Whilst the plans of the company have been so far frustrated the property has continued to crumble, part of the roof being covered up with a tarpaulin for much of the past year. The company must have had hopes of success in its planning bid, as the property has been emptied of tenants and stripped of items of value, such as mantelpieces. Following this action, squatters arrived.

Neglected and now occupied by squatters.

Squatters have long caused controversy, providing a regular source of news stories for tabloid newspapers. Well-publicised recent examples of squatters in action include those who have occupied Saif Al-Islam Gaddafi’s Hampstead home or the group that moved into a house a married couple (the wife being heavily pregnant at the time) were renovating. The ensuing debates, such as they have been, seem to focused wholly upon the types of people who tend to squat, portrayed as middle-class students and graduates. The MP for Hove, Mike Weatherley, has successfully campaigned to secure an amendment to a recent Justice Bill that might criminalise squatting.

Some consider it a basic human right to have a roof over one’s head, somewhere to call home. This tends to come about through ownership or renting, if not by provision of government or some charitable body. Within the UK it is considered an important measure of success in life to own, albeit with a large mortgage, some house-property. A well-known phrase, ‘An Englishman’s home is his Castle’, sums up the perceived importance of this notion.

The right to have somewhere to call ‘home’ cannot reasonably be gainsaid. What is often lacking in debates on home ownership, and in that on squatters, is any sense of the responsibility that comes from property-owning. A property does not exist in isolation from the community in which it is situated. One that is allowed to fall into decay has a negative effect upon the community, not only in aesthetic terms, but also in the very sense of the shared community itself. Neglected properties arguably incite crime and vandalism, even if we allow that squatting is currently no crime.

Decaying properties tend not to be in the hands of owner-occupiers, but rather of investment and development companies, not to mention public bodies such as universities and councils. The occupation of such buildings by squatters cannot be deemed a solution but it does highlight the deficiencies of such owners. Many other properties which are occupied by squatters are often awaiting renovation that looks to some future occupancy, or empty due merely to unforeseen circumstances.
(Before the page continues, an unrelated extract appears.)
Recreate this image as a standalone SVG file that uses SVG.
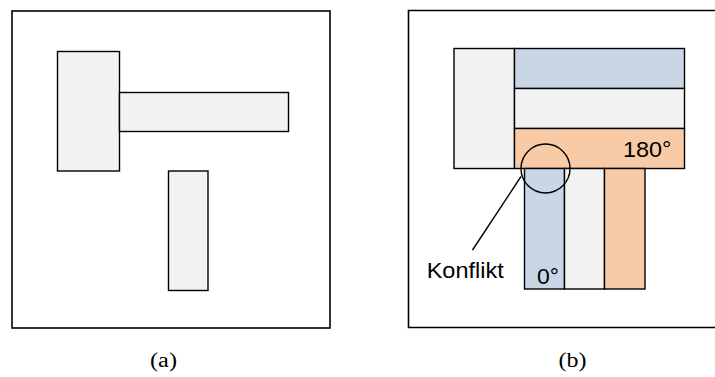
<svg xmlns="http://www.w3.org/2000/svg" width="715" height="377" viewBox="0 0 715 377">
<style>
.frame{fill:#fff;stroke:#000;stroke-width:1.6}
.blk{stroke:#000;stroke-width:1.4}
.g{fill:#f2f2f2}
.b{fill:#c9d6e6}
.o{fill:#f8cba6}
.lbl{font-family:"Liberation Sans",Arial,sans-serif;font-size:22px;fill:#000}
.cap{font-family:"Liberation Serif","Times New Roman",serif;font-size:20px;fill:#000}
</style>
<rect width="715" height="377" fill="#fff"/>
<g id="panel-a">
<rect class="frame" x="12" y="11" width="318" height="317"/>
<g id="a-left"><rect class="blk g" x="57.5" y="51.5" width="62" height="119.5"/></g>
<g id="a-bar"><rect class="blk g" x="119.5" y="92.5" width="169" height="39"/></g>
<g id="a-vert"><rect class="blk g" x="168.5" y="171" width="39.5" height="119.5"/></g>
<text class="cap" x="163.5" y="367" text-anchor="middle" textLength="27" lengthAdjust="spacingAndGlyphs">(a)</text>
</g>
<g id="panel-b">
<path class="frame" d="M716 10.5 H408.5 V327.5 H716"/>
<g id="b-left"><rect class="blk g" x="454" y="48.5" width="60.5" height="120"/></g>
<g id="b-blue"><rect class="blk b" x="514.5" y="48.5" width="170" height="40"/></g>
<g id="b-gray"><rect class="blk g" x="514.5" y="88.5" width="170" height="40"/></g>
<g id="b-orange"><rect class="blk o" x="514.5" y="128.5" width="170" height="40"/>
<text class="lbl" x="671.5" y="156.7" text-anchor="end" textLength="48.5" lengthAdjust="spacingAndGlyphs">180°</text></g>
<g id="b-vblue"><rect class="blk b" x="524.5" y="168.5" width="40" height="120.5"/>
<text class="lbl" x="537" y="283.5" textLength="22" lengthAdjust="spacingAndGlyphs">0°</text></g>
<g id="b-vgray"><rect class="blk g" x="564.5" y="168.5" width="40" height="120.5"/></g>
<g id="b-vorange"><rect class="blk o" x="604.5" y="168.5" width="40.5" height="120.5"/></g>
<g id="connectors">
<circle cx="545.5" cy="168.5" r="24.5" fill="none" stroke="#000" stroke-width="1.4"/>
<line x1="521" y1="176.5" x2="472.5" y2="250" stroke="#000" stroke-width="1.4"/>
</g>
<text class="lbl" x="426.7" y="277.5" textLength="77" lengthAdjust="spacingAndGlyphs">Konflikt</text>
<text class="cap" x="572.5" y="367" text-anchor="middle" textLength="28" lengthAdjust="spacingAndGlyphs">(b)</text>
</g>
</svg>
To leave properties intentionally empty without such plans for re-use is arguably as anti-social as squatting midway through renovation. It might well be considered draconian to legislate in order to make ownership of a building that is not soon to be occupied an offence. The tool of legislation is indeed often both ineffective and unnecessary. The solution surely lies in highlighting and drawing public attention (with due means if making disapproval clear) to the responsibilities of property ownership. Far too often public debates have been focused only upon rights, basic or accrued.